Nur hier funktioniert das nicht so einfach: Zum einen kann ich beim Symbol text-kursiv keinen Regex angeben (wegen der Rekursion). Zum anderen kann text-kursiv nicht wissen, ob vor ihm ein Leerzeichen kommt, oder nicht. Look-ahead ist unterstützt vom verwendeten BNF, aber nicht Look-back. Und zuletzt gestaltet sich der Regex von text-normal als schwierig, weil er eben an der richtigen Stelle stoppen muss: Mal nach einem Leerzeichen, wenn danach ein / kommt. Mal ohne zusätzliches Kriterium, wenn danach ein [ kommt (Link oder Fußnote).

Siehe auch in Emacs org-emph-re.

munen commented 4 years ago

@branch14 Do you potentially have an input/idea on how to tackle this?

@schoettl provided more links on the issue in his last PR, too: https://github.com/200ok-ch/org-parser/pull/9

branch14 commented 4 years ago

@munen, @schoettl I acknowledge that Org-mode might have syntactic elements that cannot properly parsed by EBNF/PEG. While the project's goal is to have as much of the Org-mode syntax formalized in a EBNF/PEG, we need an alternative (more pragmatic) approach to provide a full featured parser.

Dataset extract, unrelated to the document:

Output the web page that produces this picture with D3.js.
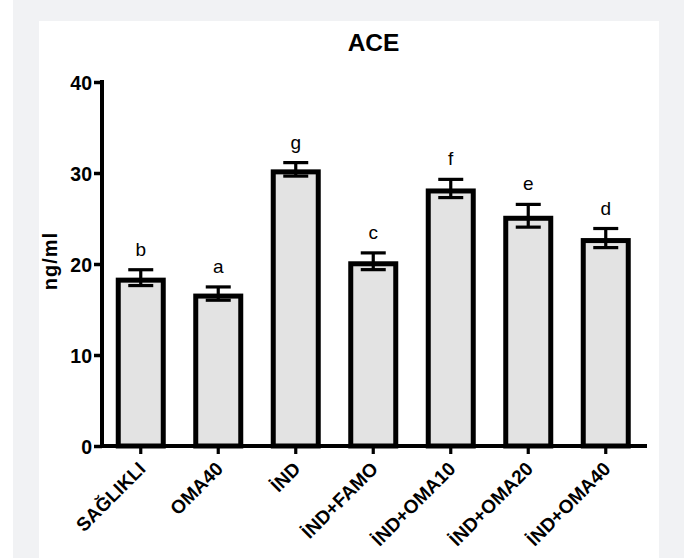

Some of the issues mentioned here can be implemented in the grammar, while others might need to be deferred to the transformation step mentioned in #9. E.g. multi-line text styles cannot be tackled with a line based parser, but can easily dealt with Regexs in a transformation.

branch14 commented 4 years ago

Here I layed out how the code for transformation could look like: #15

For parsing multi-line styles a 2nd transformation step would be needed. (Not part of this PR.)

schoettl commented 4 years ago

Even single-line styles have severe problems in EBNF. I want to check out, if it is reasonable to put all style (emphasis and verbatim, how it's called in the spec) into the transformations. An advantage of this approach is that we can reuse the logic and regexes from orgmode.

munen commented 4 years ago

An advantage of this approach is that we can reuse the logic and regexes from orgmode.

:+1:

munen commented 4 years ago

That could actually prove to be a major benefit.

As long as Emacs is not using org-parser cough, it could prove very benefitial to keep some complicated parts close to the Elisp codebase.

schoettl commented 4 years ago

Note to self:

  1. Check if it's OK or "allowed" that emphasis spans other elements that are already parsed via EBNF. E.g. *this [[url]] is bold and _O_2 is also included in the underlined_ text*

  2. If 1. is good, there is one difficulty: When we apply the emphasis regexes on a parsed line, we need a string as input, not a parse tree containing links or otherwise parsed elements. ~To get the string input, AFAIK we have to "export" the parse tree to get the original string. Similar to what is done in organice's org_export.js.~

It would be great if instaparse has a way to get the original, unparsed text along with the parse tree, ~but I don't think it has.~ EDIT: It has: meta and span functions

schoettl commented 4 years ago

Regarding 2.: instaparse has a built-in way to get position/location meta information from the parse tree! Even if the parse tree looks like it only holds the parsed data, the meta and span functions return this information: https://cljdoc.org/d/instaparse/instaparse/1.4.9/doc/readme#character-spans

So, if we have the original input text, it's no problem to apply emphasis regexes on the original line. We do have all position information about elements parsed via EBNF.

jcguu95 commented 7 months ago

It's been 4 years, and this issue seems to be the last unfinished todo item in /org-parser/README.org. What is its current state?

  1. Is this the only gap between org-parser and the official org parser?
  2. Will this be done in the future, perhaps by extending EBNF and interparse a bit more?
schoettl commented 7 months ago

The project hasn't been very active since then and no one has worked on this specific problem. I guess it's not the only gap. The check list in the README may miss some less common org features. There is also a big room for enhancements on the transformation side (the step of converting the instaparse parse result into a more meaningful data structure). E.g. joining lines of a paragraph which would be a requirement for parsing style markup in the transformation step.

I'm personally more concerned about #56 – that's why I don't invest much time.